%%

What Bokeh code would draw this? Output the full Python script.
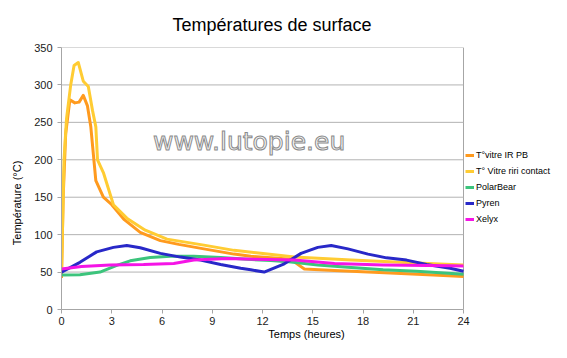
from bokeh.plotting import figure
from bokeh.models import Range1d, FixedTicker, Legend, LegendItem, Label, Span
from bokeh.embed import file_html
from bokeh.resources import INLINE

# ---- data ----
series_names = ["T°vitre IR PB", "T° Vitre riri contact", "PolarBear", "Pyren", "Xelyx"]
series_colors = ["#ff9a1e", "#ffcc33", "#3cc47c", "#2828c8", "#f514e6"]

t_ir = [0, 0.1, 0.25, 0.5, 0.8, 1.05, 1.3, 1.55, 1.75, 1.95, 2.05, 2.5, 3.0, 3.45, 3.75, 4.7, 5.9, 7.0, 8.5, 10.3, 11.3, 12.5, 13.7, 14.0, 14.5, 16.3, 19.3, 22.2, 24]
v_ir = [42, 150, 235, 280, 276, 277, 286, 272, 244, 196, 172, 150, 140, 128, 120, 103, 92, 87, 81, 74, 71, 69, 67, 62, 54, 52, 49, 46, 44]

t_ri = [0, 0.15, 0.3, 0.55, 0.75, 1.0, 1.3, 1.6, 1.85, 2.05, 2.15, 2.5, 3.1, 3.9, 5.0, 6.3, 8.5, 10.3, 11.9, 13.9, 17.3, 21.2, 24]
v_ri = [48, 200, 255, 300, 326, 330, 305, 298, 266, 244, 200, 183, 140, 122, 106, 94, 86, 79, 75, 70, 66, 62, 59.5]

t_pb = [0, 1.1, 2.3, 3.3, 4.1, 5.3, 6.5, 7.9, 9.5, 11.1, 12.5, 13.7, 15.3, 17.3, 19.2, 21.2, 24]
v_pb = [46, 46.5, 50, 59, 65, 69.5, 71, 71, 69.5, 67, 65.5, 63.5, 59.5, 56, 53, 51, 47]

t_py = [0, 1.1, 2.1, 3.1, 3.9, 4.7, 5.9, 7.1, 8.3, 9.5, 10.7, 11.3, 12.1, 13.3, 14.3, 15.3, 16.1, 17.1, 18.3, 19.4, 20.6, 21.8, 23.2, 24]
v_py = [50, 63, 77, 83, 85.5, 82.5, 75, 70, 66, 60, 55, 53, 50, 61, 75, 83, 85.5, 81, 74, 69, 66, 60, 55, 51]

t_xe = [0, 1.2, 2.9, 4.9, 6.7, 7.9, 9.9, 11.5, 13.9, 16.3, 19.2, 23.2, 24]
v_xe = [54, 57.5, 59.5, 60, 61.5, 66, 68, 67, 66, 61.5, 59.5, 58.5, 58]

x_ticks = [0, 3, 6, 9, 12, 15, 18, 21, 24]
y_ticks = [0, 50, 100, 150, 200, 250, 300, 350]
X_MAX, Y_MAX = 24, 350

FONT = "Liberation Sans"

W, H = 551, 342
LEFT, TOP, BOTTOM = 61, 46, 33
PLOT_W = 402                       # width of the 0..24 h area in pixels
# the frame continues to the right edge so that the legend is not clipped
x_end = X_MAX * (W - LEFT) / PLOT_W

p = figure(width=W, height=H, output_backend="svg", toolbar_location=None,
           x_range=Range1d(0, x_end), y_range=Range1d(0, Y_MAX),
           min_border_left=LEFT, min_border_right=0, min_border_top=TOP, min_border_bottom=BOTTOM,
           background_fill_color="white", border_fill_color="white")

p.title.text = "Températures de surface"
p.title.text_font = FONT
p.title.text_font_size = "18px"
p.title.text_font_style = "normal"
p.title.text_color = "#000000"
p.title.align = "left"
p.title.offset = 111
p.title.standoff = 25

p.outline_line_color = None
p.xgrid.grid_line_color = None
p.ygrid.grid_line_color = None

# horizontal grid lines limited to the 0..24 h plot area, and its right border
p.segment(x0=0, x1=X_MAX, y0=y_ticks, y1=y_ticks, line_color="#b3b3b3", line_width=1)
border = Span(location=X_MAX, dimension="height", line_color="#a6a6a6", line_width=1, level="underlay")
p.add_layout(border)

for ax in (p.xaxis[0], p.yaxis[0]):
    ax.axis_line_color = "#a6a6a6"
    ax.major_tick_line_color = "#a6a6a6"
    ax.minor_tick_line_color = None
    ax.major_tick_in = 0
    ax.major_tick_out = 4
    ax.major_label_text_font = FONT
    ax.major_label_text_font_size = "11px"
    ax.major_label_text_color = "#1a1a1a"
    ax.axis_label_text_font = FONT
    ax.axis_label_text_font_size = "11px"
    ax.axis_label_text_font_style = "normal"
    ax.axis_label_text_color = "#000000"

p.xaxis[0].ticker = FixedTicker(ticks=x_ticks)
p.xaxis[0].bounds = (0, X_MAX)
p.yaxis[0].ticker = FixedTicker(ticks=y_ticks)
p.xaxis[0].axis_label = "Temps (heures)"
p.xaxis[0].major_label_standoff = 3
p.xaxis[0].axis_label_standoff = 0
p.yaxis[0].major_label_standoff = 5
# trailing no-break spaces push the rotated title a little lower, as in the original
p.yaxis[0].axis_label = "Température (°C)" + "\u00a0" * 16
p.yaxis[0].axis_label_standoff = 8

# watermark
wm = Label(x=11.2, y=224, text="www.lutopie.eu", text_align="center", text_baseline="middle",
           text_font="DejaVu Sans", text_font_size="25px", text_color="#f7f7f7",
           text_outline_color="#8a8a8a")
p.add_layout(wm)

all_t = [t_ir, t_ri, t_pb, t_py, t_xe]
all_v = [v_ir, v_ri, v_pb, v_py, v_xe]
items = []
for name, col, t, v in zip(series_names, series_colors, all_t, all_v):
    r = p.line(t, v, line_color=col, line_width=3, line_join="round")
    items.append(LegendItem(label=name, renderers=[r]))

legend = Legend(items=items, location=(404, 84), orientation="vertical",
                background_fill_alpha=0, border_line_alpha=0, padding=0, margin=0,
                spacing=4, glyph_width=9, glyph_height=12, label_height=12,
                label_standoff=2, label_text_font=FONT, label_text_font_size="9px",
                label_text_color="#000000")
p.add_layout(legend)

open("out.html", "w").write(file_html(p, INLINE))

%%

» INSTRUCTIONS FOR THE TASK: Each line from the top of the material through the line containing "49, 46, 44]" should be reproduced exactly; please drop any images.

» EXERCISE ANSWER:
What Bokeh code would draw this? Output the full Python script.
from bokeh.plotting import figure
from bokeh.models import Range1d, FixedTicker, Legend, LegendItem, Label, Span
from bokeh.embed import file_html
from bokeh.resources import INLINE

# ---- data ----
series_names = ["T°vitre IR PB", "T° Vitre riri contact", "PolarBear", "Pyren", "Xelyx"]
series_colors = ["#ff9a1e", "#ffcc33", "#3cc47c", "#2828c8", "#f514e6"]

t_ir = [0, 0.1, 0.25, 0.5, 0.8, 1.05, 1.3, 1.55, 1.75, 1.95, 2.05, 2.5, 3.0, 3.45, 3.75, 4.7, 5.9, 7.0, 8.5, 10.3, 11.3, 12.5, 13.7, 14.0, 14.5, 16.3, 19.3, 22.2, 24]
v_ir = [42, 150, 235, 280, 276, 277, 286, 272, 244, 196, 172, 150, 140, 128, 120, 103, 92, 87, 81, 74, 71, 69, 67, 62, 54, 52, 49, 46, 44]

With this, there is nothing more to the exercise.